### TASK DIRECTIONS
Copy the data precisely, character for character, and leave out every picture.

### DATA EXTRACT
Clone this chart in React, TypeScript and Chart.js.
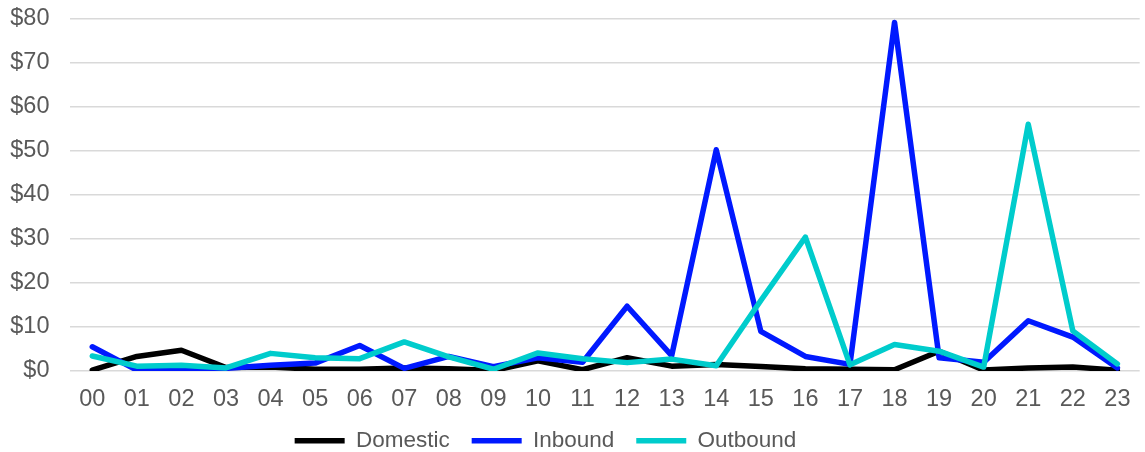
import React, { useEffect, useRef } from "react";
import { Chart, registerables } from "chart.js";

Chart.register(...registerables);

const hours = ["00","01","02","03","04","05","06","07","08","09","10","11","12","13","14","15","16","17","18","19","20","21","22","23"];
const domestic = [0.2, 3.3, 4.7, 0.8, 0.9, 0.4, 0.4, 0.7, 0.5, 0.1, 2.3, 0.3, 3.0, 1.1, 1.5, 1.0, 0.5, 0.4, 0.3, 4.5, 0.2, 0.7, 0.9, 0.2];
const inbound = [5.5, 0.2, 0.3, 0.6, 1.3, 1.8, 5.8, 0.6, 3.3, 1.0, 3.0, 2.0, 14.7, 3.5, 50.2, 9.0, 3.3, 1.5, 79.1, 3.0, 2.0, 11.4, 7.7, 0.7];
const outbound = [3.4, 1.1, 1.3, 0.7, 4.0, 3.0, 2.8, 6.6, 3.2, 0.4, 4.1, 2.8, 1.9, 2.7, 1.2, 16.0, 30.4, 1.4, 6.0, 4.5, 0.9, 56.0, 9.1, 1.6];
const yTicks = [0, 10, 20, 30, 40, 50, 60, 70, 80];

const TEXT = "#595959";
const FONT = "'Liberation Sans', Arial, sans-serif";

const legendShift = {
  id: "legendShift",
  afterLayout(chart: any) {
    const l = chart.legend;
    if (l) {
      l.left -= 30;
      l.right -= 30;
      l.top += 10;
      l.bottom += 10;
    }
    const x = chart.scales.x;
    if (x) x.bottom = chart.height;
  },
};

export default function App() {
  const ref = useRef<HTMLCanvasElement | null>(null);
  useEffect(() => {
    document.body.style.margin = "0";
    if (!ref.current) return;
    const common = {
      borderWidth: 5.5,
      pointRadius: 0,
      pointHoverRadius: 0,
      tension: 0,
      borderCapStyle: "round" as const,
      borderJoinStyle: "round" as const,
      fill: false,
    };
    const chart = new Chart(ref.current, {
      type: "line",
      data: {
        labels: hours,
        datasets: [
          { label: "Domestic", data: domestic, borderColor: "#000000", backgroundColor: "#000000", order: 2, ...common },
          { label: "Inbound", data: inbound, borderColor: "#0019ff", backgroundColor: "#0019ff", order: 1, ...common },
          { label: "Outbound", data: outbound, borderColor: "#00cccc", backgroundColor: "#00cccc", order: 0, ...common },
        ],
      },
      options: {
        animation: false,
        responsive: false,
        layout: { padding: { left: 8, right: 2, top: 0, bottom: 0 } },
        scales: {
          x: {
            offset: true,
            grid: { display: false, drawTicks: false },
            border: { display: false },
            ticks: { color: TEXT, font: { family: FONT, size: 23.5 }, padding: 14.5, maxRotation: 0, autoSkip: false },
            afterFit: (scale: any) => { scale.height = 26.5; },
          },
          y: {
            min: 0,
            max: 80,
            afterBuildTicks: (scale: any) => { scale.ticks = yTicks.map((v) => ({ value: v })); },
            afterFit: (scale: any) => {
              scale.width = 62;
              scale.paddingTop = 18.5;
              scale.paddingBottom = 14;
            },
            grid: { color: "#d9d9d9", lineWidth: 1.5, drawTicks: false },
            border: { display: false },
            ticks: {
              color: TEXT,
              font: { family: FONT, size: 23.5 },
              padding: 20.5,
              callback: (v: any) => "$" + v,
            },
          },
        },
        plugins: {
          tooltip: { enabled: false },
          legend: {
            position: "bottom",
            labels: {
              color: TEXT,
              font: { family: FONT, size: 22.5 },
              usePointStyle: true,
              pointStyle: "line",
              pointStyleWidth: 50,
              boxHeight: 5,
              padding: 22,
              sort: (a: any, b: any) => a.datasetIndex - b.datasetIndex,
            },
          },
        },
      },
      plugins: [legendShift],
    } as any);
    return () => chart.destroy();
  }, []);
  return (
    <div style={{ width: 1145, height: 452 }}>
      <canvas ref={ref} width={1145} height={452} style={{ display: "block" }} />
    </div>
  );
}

### TASK SOLUTION
Clone this chart in React, TypeScript and Chart.js.
import React, { useEffect, useRef } from "react";
import { Chart, registerables } from "chart.js";

Chart.register(...registerables);

const hours = ["00","01","02","03","04","05","06","07","08","09","10","11","12","13","14","15","16","17","18","19","20","21","22","23"];
const domestic = [0.2, 3.3, 4.7, 0.8, 0.9, 0.4, 0.4, 0.7, 0.5, 0.1, 2.3, 0.3, 3.0, 1.1, 1.5, 1.0, 0.5, 0.4, 0.3, 4.5, 0.2, 0.7, 0.9, 0.2];
const inbound = [5.5, 0.2, 0.3, 0.6, 1.3, 1.8, 5.8, 0.6, 3.3, 1.0, 3.0, 2.0, 14.7, 3.5, 50.2, 9.0, 3.3, 1.5, 79.1, 3.0, 2.0, 11.4, 7.7, 0.7];
const outbound = [3.4, 1.1, 1.3, 0.7, 4.0, 3.0, 2.8, 6.6, 3.2, 0.4, 4.1, 2.8, 1.9, 2.7, 1.2, 16.0, 30.4, 1.4, 6.0, 4.5, 0.9, 56.0, 9.1, 1.6];
const yTicks = [0, 10, 20, 30, 40, 50, 60, 70, 80];

const TEXT = "#595959";
const FONT = "'Liberation Sans', Arial, sans-serif";

const legendShift = {
  id: "legendShift",
  afterLayout(chart: any) {
    const l = chart.legend;
    if (l) {
      l.left -= 30;
      l.right -= 30;
      l.top += 10;
      l.bottom += 10;
    }
    const x = chart.scales.x;
    if (x) x.bottom = chart.height;
  },
};

export default function App() {
  const ref = useRef<HTMLCanvasElement | null>(null);
  useEffect(() => {
    document.body.style.margin = "0";
    if (!ref.current) return;
    const common = {
      borderWidth: 5.5,
      pointRadius: 0,
      pointHoverRadius: 0,
      tension: 0,
      borderCapStyle: "round" as const,
      borderJoinStyle: "round" as const,
      fill: false,
    };
    const chart = new Chart(ref.current, {
      type: "line",
      data: {
        labels: hours,
        datasets: [
          { label: "Domestic", data: domestic, borderColor: "#000000", backgroundColor: "#000000", order: 2, ...common },
          { label: "Inbound", data: inbound, borderColor: "#0019ff", backgroundColor: "#0019ff", order: 1, ...common },
          { label: "Outbound", data: outbound, borderColor: "#00cccc", backgroundColor: "#00cccc", order: 0, ...common },
        ],
      },
      options: {
        animation: false,
        responsive: false,
        layout: { padding: { left: 8, right: 2, top: 0, bottom: 0 } },
        scales: {
          x: {
            offset: true,
            grid: { display: false, drawTicks: false },
            border: { display: false },
            ticks: { color: TEXT, font: { family: FONT, size: 23.5 }, padding: 14.5, maxRotation: 0, autoSkip: false },
            afterFit: (scale: any) => { scale.height = 26.5; },
          },
          y: {
            min: 0,
            max: 80,
            afterBuildTicks: (scale: any) => { scale.ticks = yTicks.map((v) => ({ value: v })); },
            afterFit: (scale: any) => {
              scale.width = 62;
              scale.paddingTop = 18.5;
              scale.paddingBottom = 14;
            },
            grid: { color: "#d9d9d9", lineWidth: 1.5, drawTicks: false },
            border: { display: false },
            ticks: {
              color: TEXT,
              font: { family: FONT, size: 23.5 },
              padding: 20.5,
              callback: (v: any) => "$" + v,
            },
          },
        },
        plugins: {
          tooltip: { enabled: false },
          legend: {
            position: "bottom",
            labels: {
              color: TEXT,
              font: { family: FONT, size: 22.5 },
              usePointStyle: true,
              pointStyle: "line",
              pointStyleWidth: 50,
              boxHeight: 5,
              padding: 22,
              sort: (a: any, b: any) => a.datasetIndex - b.datasetIndex,
            },
          },
        },
      },
      plugins: [legendShift],
    } as any);
    return () => chart.destroy();
  }, []);
  return (
    <div style={{ width: 1145, height: 452 }}>
      <canvas ref={ref} width={1145} height={452} style={{ display: "block" }} />
    </div>
  );
}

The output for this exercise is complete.